Where: In context - in the PR and in a personal 1:1
How: Try and understand where this person is coming from. Explain how they are coming across and what the implications of that are. Seek to understand what motivates this person to behave this way and see if there's a way to channel that energy in a more productive way. Identify opportunities for them to exhibit this change.
Scenario 3
Where: Address it in standup when updates are being provided
How: Identify what’s taking them long and what would be the best way to help them out. Sometimes it’s pair programming with someone else. Other times, it’s a complex task and needs more time - so reevaluate sprint commitments.
Scenario 4
Where: Weekly 1:1s
How: Identify why this person feels there needs to be more investment. Sometimes it is objectively a requirement. Other times an individual may be too invested in the code they wrote. In that case, explain how their time and effort is better spent focusing on moving the roadmap features along and see if there’s any way this work can be tended do at a future down time if it is absolutely needed.
Scenario 5
This is an excellent scenario to really get ahead of things. These asks are inevitable but you can really optimize by having a difficult conversation up front. Once this project has been delivered on, you will be back to picking up all the pieces and there is a huge cost to that kind of intense context switching. In order to deliver on this one time-sensitive ask, a lot of other projects are going to miss being delivered on time. Take the time to identify the cost and be upfront about it.
Where: Grooming, Roadmap priority meetings
How: Show them the roadmap and make a clear case of what are all the projects that will be getting delayed, as well as the cost of switching contexts. Make sure you have a good understanding of how much work can get done each sprint and commit to the deadline accordingly. Projects like these are inevitable, however, the amount of stress they can add can be mitigated by being up front about the costs and making sure you are committing to the right scope of work.
Being proactive
Unfortunately, there is no silver bullet and you would need to determine what the right thing to do is on a case by case basis. Feedback is a way of shaping the culture of your team, it is imperative that you treat everyone with kindness and give them direct, actionable feedback and make sure that feedback is provided in time. Being proactive means not waiting for things to happen to provide feedback. Weekly 1:1s are a great way to help developers become more rounded and identifying opportunities for them to lead projects, attend conferences, or make good use of their time.
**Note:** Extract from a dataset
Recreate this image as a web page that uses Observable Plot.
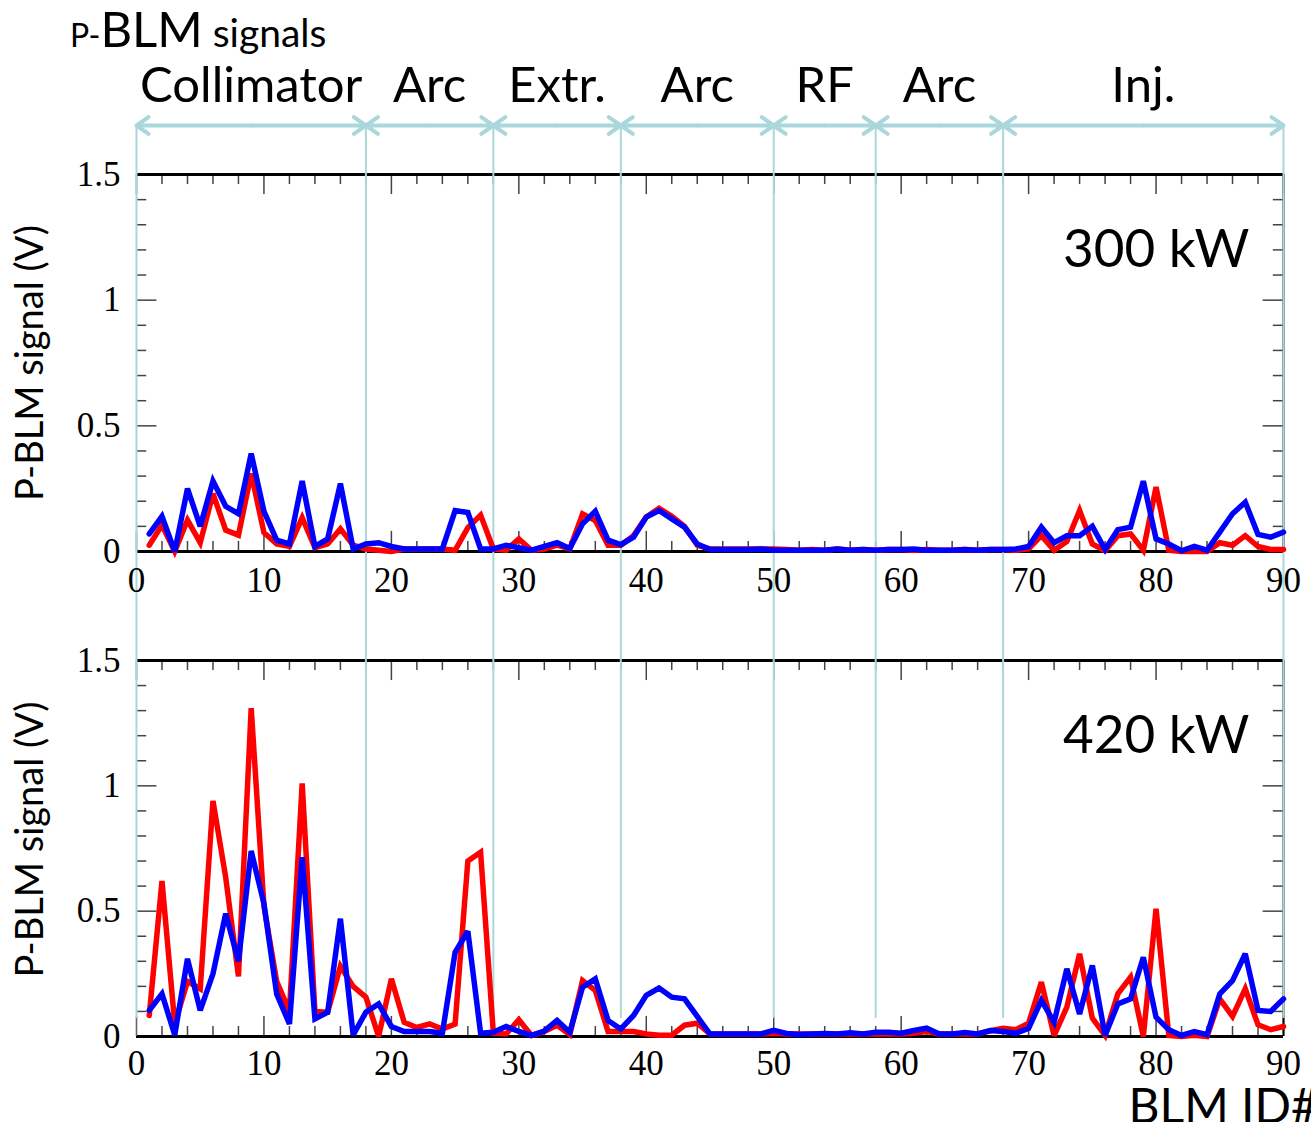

Feedback isn’t a one-way street.
Asking for feedback is a great way to learn where you and your team’s blind spots are. It is a good idea to encourage all your reports to talk to their skip-level manager and have them provide you any feedback. This is a great way to help the team provide you feedback without it feeling like confrontation. Anonymous surveys are a good way too, but they can be pretty time consuming. There are a lot of tools to manage team feedback and we will look into those in a future post.